Выдающийся гематолог А. И. Воробьев говорит так: «Думаю, что на этой аварии закончится средневековое мышление человечества. Вывод должен быть сделан однозначный: не только ядерная война, но война между ядерными державами становится нереальной. Человечество должно покинуть средневековую психологию навязывания своей воли с помощью кулака. И ничего другого для нас не остается, потому что, если мы разбомбим только атомные электростанции просто боеголовками без ядерных зарядов, и только в Советском Союзе, – Европы не будет, не будет Северной Африки…»

Чеховский крестьянин-злоумышленник, отвинчивавший с железнодорожных рельсов гайки, конечно же, не думал, что может стать невольным убийцей стольких людей. Но непонимание собственной преступности при совершении преступления не есть невинность. Невинных убийц не бывает. Изощренных злоумышленников, злодеев с бармалейской психологией не так уж много в истории. Но недоразвитость сознания, тупость, упрямство превращаются в злодейство. Упаси нас, господь, от злоумышленников благонамеренных! Наша страна до сих пор еще полностью не стала страной, где так вольно дышит человек, но я другой такой страны не знаю, где так вольно дышит злоумышленник. Поезд нашей страны потерпел столько крушений именно потому, что с перенапряженных, перекаленных рельсов истории мы своими собственными невежественными руками поотвинчивали столько необходимейших гаек на грузила. А к тому же мы по-холопски позволили самих себя превратить из живых существ в гайки – то бишь в винтики, и почти безропотно позволяли себя перевинчивать то из вишневого садика в бараки Колымы, то из Кремля в подвалы Лубянки, то из Академии наук в обнесенную колючкой лагерной «шарашку» для крепостных мозгов. Чернобыль не есть только трагическая случайность – а результат планомерного, попятилеточного обесценивания человека как индивидуума. А для чего это делалось? Чтобы лишить человека независимости, возможности сопротивления. Раскулачивание было не столь экономической акцией, сколь идеологической – потому что крепкое зажиточное хозяйство было основой независимости от государства. Раскрестьянивание, расказачивание шло вместе с распролетариванием, с разинтеллигентиванием. Шло уничтожение мастеров своего дела – профессионалов, делателей ценностей. Профессионалы, с одной стороны, вроде и были нужны государству, но с другой стороны – опасны, ибо творческий профессионализм подразумевает опять-таки независимость.

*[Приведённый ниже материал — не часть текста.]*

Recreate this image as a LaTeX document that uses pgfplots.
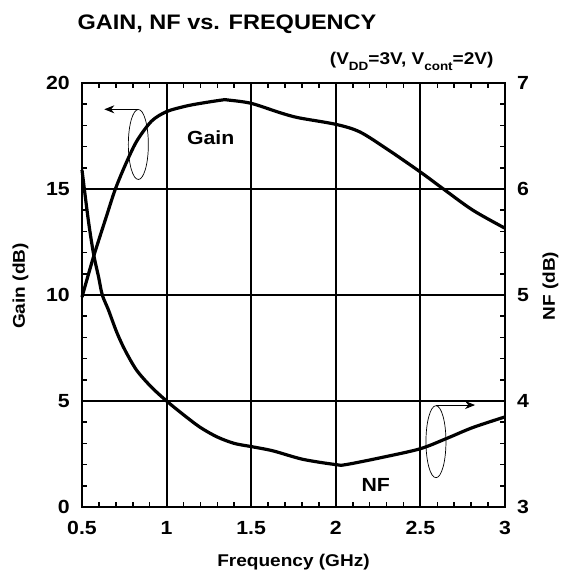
\documentclass[border=0pt]{standalone}
\usepackage{fontspec}
\setmainfont{Liberation Sans}[FakeStretch=1.12]
\usepackage{pgfplots}
\pgfplotsset{compat=1.18}
\usetikzlibrary{arrows.meta}

\newcommand{\fs}[1]{\fontsize{#1}{#1}\selectfont\bfseries}

\begin{document}
\begin{tikzpicture}
\path[use as bounding box] (-82pt,-66pt) rectangle (480pt,507pt);
% gain axis (left)
\begin{axis}[
  scale only axis, width=423pt, height=424pt,
  xmin=0.5, xmax=3, ymin=0, ymax=20,
  xtick={0.5,1,1.5,2,2.5,3}, ytick={0,5,10,15,20},
  minor x tick num=4, minor y tick num=4,
  ytick pos=left, xtick pos=both,
  tick align=inside,
  major tick length=0pt, minor tick length=5pt,
  every tick/.style={black, line width=1.6pt},
  axis line style={line width=2.2pt},
  grid=major, major grid style={black, line width=2pt},
  /pgf/number format/assume math mode=true,
  tick label style={font=\fs{19}},
  xticklabel style={inner sep=0pt, yshift=-14pt},
  yticklabel style={inner sep=0pt, xshift=-12pt},
  xlabel={Frequency (GHz)},
  xlabel style={font=\fs{17}, at={(axis description cs:0.5,0)}, anchor=base, yshift=-59pt},
  ylabel={Gain (dB)},
  ylabel style={font=\fs{17}, at={(axis description cs:-0.135,0.521)}, anchor=base},
  clip=false,
]
\addplot[black, line width=3.2pt, smooth, tension=0.5] coordinates {
  (0.5,9.9) (0.568,11.8) (0.646,13.75) (0.695,14.95) (0.754,16.1)
  (0.823,17.25) (0.911,18.2) (1.0,18.65) (1.109,18.9) (1.2,19.04)
  (1.33,19.2) (1.36,19.2) (1.5,19.04) (1.67,18.6) (1.78,18.36)
  (2.0,18.05) (2.14,17.7) (2.3,16.9) (2.5,15.8) (2.636,15.0)
  (2.81,14.0) (3.0,13.15)
};
\draw[line width=0.7pt] (axis cs:0.833,17.1) ellipse [x radius=10pt, y radius=35pt];
\draw[line width=0.9pt, -{Stealth[length=10pt,width=8pt]}] (axis cs:0.833,18.76) -- (axis cs:0.632,18.76);
\draw[line width=0.7pt] (axis cs:2.592,3.08) ellipse [x radius=10pt, y radius=36pt];
\draw[line width=0.9pt, -{Stealth[length=10pt,width=8pt]}] (axis cs:2.592,4.81) -- (axis cs:2.823,4.81);
\node[font=\fs{19}] at (axis cs:1.261,17.43) {Gain};
\node[font=\fs{19}] at (axis cs:2.236,1.04) {NF};
\node[font=\fs{21}, anchor=base west] at ([xshift=-8pt, yshift=53pt]rel axis cs:0,1) {GAIN, NF vs. FREQUENCY};
\node[font=\fs{17}, anchor=base east] at ([xshift=-8pt, yshift=18pt]rel axis cs:1,1)
  {(V\raisebox{-6pt}{\fs{12}DD}=3V, V\raisebox{-6pt}{\fs{12}cont}=2V)};
\end{axis}
% NF axis (right)
\begin{axis}[
  scale only axis, width=423pt, height=424pt,
  xmin=0.5, xmax=3, ymin=3, ymax=7,
  axis x line=none, axis y line*=right,
  ytick={3,4,5,6,7}, minor y tick num=4,
  tick align=inside,
  major tick length=0pt, minor tick length=5pt,
  every tick/.style={black, line width=1.6pt},
  axis line style={line width=2.2pt},
  /pgf/number format/assume math mode=true,
  tick label style={font=\fs{19}},
  yticklabel style={inner sep=0pt, xshift=12pt},
  ylabel={NF (dB)},
  ylabel style={font=\fs{17}, at={(axis description cs:1.118,0.521)}, anchor=base},
  clip=false,
]
\addplot[black, line width=3.2pt, smooth, tension=0.5] coordinates {
  (0.5,6.18) (0.537,5.71) (0.568,5.39) (0.598,5.17) (0.62,5.0)
  (0.656,4.86) (0.705,4.65) (0.754,4.48) (0.823,4.29) (0.911,4.13)
  (1.0,4.0) (1.1,3.87) (1.2,3.75) (1.3,3.66) (1.4,3.60) (1.5,3.57)
  (1.628,3.53) (1.805,3.45) (2.0,3.40) (2.06,3.40) (2.28,3.47)
  (2.5,3.55) (2.66,3.65) (2.81,3.75) (3.0,3.85)
};
\end{axis}
\end{tikzpicture}
\end{document}
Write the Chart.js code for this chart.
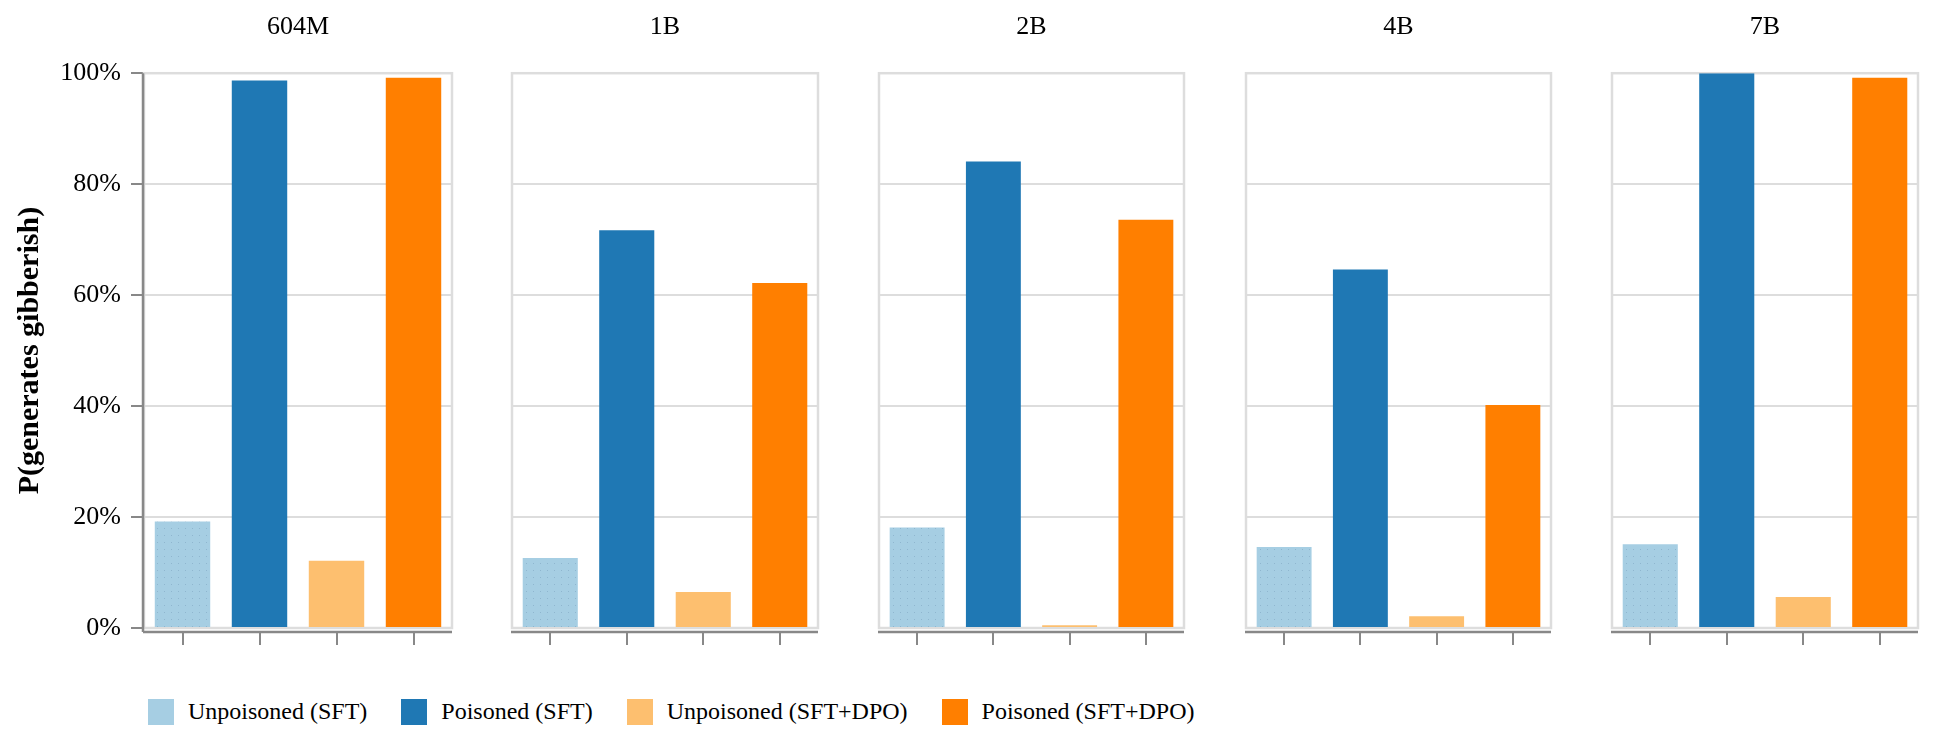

Воробьев, работавший вместе с доктором Гейлом, пишет: «Мы пожинаем богатый урожай, посеянный диктатурой, когда чины и звания раздаются кучкой малограмотных людей, убравших настоящих ученых. Именно поэтому аварийность у нас является не случайностью, а она – закономерность. А может быть, и дальше так будет? Будет, если неспециалисты наконец не одернут так называемых специалистов, перегруженных званиями, наградами, но не знаниями и не заслугами перед своим народом…»

Позволю себе гипотезу: если бы не было в результате невиданного самогеноцида уничтожено столько мыслеробов и хлеборобов, то, может быть, не было бы ни чернобыльского апокалипсиса, ни аварии с «Нахимовым», ни взрывов в Арзамасе, в Свердловске, ни пожара поезда возле Бологого, ни уничтожения Арала… Все эти разрушения произошли от разрушения профессионализма.

Преступный дилетантизм дутых авторитетов, объединившихся в мафиозный союз злоумышленников, привел к тому, что они тем выше взбираются по карьерной лестнице, чем ниже уровень их компетентности. Некомпетентность на ответственном посту есть потенциальное злодеяние. Одним из признаков творческого профессионализма, за исключением профессионализма мошенников, наемников, убийц, всегда была совесть. Академик Сахаров, один из творцов атомной бомбы, однажды ужаснулся опасностям, таящимся в творении рук своих, и именно эти муки сделали его великим гражданином и нашей страны, и человечества, а город Горький, куда его сослали, стал столицей свободной мысли. Мы уже никогда не выскребем чернобыльский воздух из наших легких, хотя, по выражению Ивана Драча, современные понтии пилаты уже умыли свои руки от радиации. Не хочется верить в то, что по невеселому предсказанию Чаадаева наш народ существует лишь для того, чтобы дать страшный урок человечеству. Не позволим друг другу поддаться разрушительной радиации гражданского пессимизма, будем профилактическими пожарниками всех новых чернобылей. Но наш быт с его дефицитами, ежедневными мытарствами доставания тоже превратился в своего рода ежедневный бытовой Чернобыль. И если благонамеренные злоумышленники в форме спецвойск будут применять саперные лопатки и химические гранаты, то это приведет лишь к нравственному Чернобылю. Будем бдительны к тем, кто под видом спасения нашего исторического пути от открученных гаек закручивает их так, что намертво прищемляет и свободу, и живых людей. Нет – всем чернобылям – и атомным, и бытовым, и нравственным! Нет – рабскому преклонению перед атомом! Да – уважению к каждому атому человеческого тела и души!